February 26, 2021
Marysville, Wash. — Kurt Galley, owner of Carriage Houses Northwest, towers above the rest. Standing at around 6’2”, it’s interesting that such a big presence is in the business of making tiny houses. Thirty-five, in fact, for Quixote Communities, a nonprofit that provides permanent supportive housing to people experiencing homelessness. These houses are specifically going to serve US military veterans.
“We’ve got a missional aspect to our company, that we want to be involved in all aspects of affordable housing and providing basic shelter is a big part of our corporate mission,” Galley said. The contract under which this project was taking place, included multiple groups, and required strict recycling provisions.
That’s where The United Group came in, with their LEED and sustainability reporting that provides accurate numbers into what is recycled, it was the only company capable of meeting those standards.
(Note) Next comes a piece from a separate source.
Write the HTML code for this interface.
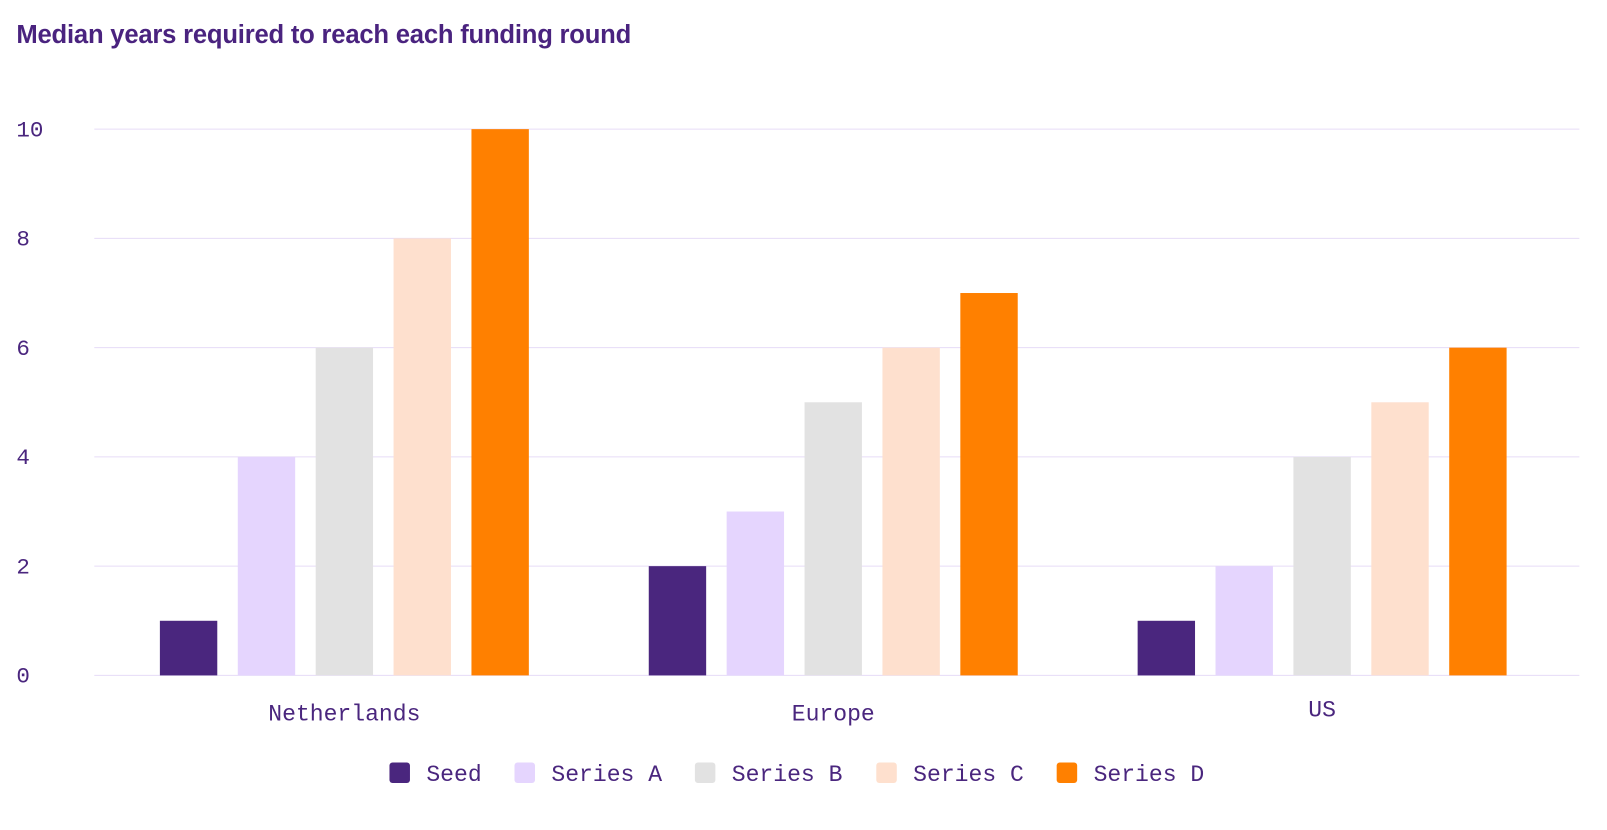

The importance of sustainability is a shared belief between the two. While Carriage Houses Northwest builds in a factory to reduce the amount of waste during the building process, The United Group is able to turn that waste into opportunity.
With the majority of the project wrapping up, Galley reflects on the importance of Carriage Houses Northwest’s community engagement. Along with the 35 houses will be a 2,200 square foot building for cooking, laundry and hosting meetings. This won’t just be a building, but rather the foundation for community.
Galley mentions the loss of community being a huge factor in homelessness and, “this effort to provide that sense of belonging helps people start to make their first steps from emergency housing to transitional to permanent.” The Orting Veterans Village is slated to open this March and support some of the most vulnerable in Pierce County.